## INPUT

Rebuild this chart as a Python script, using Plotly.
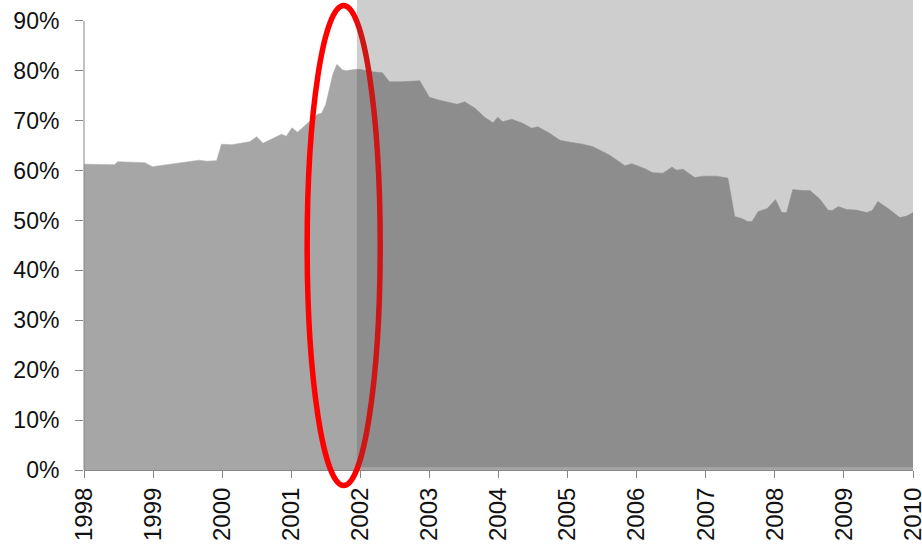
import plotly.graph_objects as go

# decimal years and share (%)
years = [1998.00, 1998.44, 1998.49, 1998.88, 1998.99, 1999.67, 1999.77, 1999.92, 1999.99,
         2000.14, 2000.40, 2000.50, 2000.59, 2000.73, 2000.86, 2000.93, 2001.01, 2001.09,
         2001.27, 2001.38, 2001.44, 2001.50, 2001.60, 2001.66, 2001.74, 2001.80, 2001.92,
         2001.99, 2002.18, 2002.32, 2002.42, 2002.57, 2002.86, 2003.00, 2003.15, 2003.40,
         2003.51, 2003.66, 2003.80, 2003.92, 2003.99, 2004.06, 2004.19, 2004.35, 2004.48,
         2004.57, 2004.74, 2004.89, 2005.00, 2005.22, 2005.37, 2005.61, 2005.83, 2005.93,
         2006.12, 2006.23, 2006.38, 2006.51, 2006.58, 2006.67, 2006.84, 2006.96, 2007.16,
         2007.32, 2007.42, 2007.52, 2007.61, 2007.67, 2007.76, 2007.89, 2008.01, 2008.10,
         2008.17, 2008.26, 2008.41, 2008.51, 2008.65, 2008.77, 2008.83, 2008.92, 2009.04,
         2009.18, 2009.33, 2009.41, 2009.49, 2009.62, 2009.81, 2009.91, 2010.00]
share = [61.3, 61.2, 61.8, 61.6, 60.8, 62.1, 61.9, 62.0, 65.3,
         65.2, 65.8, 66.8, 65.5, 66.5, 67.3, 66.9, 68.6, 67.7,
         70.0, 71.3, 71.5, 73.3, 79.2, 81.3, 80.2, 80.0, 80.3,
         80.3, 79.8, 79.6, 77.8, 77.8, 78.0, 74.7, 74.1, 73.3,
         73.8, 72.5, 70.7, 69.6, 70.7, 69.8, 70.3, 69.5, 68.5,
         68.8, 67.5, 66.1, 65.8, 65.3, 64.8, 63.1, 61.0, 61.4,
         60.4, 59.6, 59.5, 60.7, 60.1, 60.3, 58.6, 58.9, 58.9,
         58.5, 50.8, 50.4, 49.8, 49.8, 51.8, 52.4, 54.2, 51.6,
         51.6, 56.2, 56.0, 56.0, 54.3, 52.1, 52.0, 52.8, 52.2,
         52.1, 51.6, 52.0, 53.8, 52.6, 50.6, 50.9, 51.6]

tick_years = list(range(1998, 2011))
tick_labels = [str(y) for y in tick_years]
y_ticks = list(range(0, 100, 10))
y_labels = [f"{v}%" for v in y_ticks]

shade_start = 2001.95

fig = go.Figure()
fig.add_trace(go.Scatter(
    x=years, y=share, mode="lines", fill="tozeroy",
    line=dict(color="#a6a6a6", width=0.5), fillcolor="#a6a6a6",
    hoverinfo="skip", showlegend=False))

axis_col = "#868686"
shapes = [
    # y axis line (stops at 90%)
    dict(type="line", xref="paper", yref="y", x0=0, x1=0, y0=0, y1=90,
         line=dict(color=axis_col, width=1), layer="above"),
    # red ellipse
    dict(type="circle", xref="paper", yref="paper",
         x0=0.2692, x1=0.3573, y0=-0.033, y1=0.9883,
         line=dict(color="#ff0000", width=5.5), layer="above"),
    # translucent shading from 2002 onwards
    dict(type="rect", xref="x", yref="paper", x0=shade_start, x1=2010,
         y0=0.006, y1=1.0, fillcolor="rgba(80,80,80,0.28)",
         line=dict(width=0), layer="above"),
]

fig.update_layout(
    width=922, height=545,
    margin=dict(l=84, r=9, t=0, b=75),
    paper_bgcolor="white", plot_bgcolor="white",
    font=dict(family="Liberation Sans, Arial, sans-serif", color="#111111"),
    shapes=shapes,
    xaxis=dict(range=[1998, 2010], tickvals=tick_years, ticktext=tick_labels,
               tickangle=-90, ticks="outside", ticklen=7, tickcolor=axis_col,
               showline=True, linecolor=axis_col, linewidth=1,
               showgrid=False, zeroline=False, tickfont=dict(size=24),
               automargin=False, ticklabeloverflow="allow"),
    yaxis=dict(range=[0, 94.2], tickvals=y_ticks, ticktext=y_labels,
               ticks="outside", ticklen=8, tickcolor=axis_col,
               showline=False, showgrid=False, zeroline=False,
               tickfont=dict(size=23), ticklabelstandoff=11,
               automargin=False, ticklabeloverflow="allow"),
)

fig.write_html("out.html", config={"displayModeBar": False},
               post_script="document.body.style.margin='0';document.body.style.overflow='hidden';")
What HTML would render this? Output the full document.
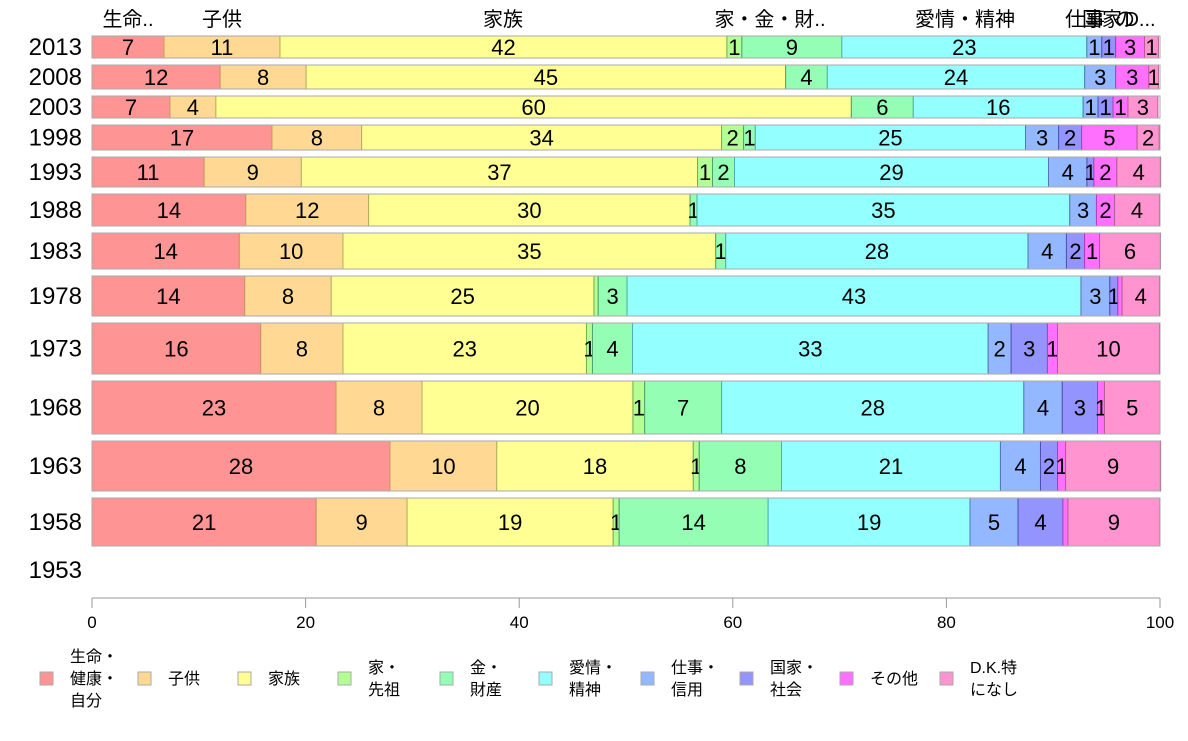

## YOUR GOAL
Only the lines from the start of the records to the one containing "shade_start = 2001.95" should be repeated, exactly and with both ends kept; drop any pictures.

## SOLUTION TO THIS TASK
Rebuild this chart as a Python script, using Plotly.
import plotly.graph_objects as go

# decimal years and share (%)
years = [1998.00, 1998.44, 1998.49, 1998.88, 1998.99, 1999.67, 1999.77, 1999.92, 1999.99,
         2000.14, 2000.40, 2000.50, 2000.59, 2000.73, 2000.86, 2000.93, 2001.01, 2001.09,
         2001.27, 2001.38, 2001.44, 2001.50, 2001.60, 2001.66, 2001.74, 2001.80, 2001.92,
         2001.99, 2002.18, 2002.32, 2002.42, 2002.57, 2002.86, 2003.00, 2003.15, 2003.40,
         2003.51, 2003.66, 2003.80, 2003.92, 2003.99, 2004.06, 2004.19, 2004.35, 2004.48,
         2004.57, 2004.74, 2004.89, 2005.00, 2005.22, 2005.37, 2005.61, 2005.83, 2005.93,
         2006.12, 2006.23, 2006.38, 2006.51, 2006.58, 2006.67, 2006.84, 2006.96, 2007.16,
         2007.32, 2007.42, 2007.52, 2007.61, 2007.67, 2007.76, 2007.89, 2008.01, 2008.10,
         2008.17, 2008.26, 2008.41, 2008.51, 2008.65, 2008.77, 2008.83, 2008.92, 2009.04,
         2009.18, 2009.33, 2009.41, 2009.49, 2009.62, 2009.81, 2009.91, 2010.00]
share = [61.3, 61.2, 61.8, 61.6, 60.8, 62.1, 61.9, 62.0, 65.3,
         65.2, 65.8, 66.8, 65.5, 66.5, 67.3, 66.9, 68.6, 67.7,
         70.0, 71.3, 71.5, 73.3, 79.2, 81.3, 80.2, 80.0, 80.3,
         80.3, 79.8, 79.6, 77.8, 77.8, 78.0, 74.7, 74.1, 73.3,
         73.8, 72.5, 70.7, 69.6, 70.7, 69.8, 70.3, 69.5, 68.5,
         68.8, 67.5, 66.1, 65.8, 65.3, 64.8, 63.1, 61.0, 61.4,
         60.4, 59.6, 59.5, 60.7, 60.1, 60.3, 58.6, 58.9, 58.9,
         58.5, 50.8, 50.4, 49.8, 49.8, 51.8, 52.4, 54.2, 51.6,
         51.6, 56.2, 56.0, 56.0, 54.3, 52.1, 52.0, 52.8, 52.2,
         52.1, 51.6, 52.0, 53.8, 52.6, 50.6, 50.9, 51.6]

tick_years = list(range(1998, 2011))
tick_labels = [str(y) for y in tick_years]
y_ticks = list(range(0, 100, 10))
y_labels = [f"{v}%" for v in y_ticks]

shade_start = 2001.95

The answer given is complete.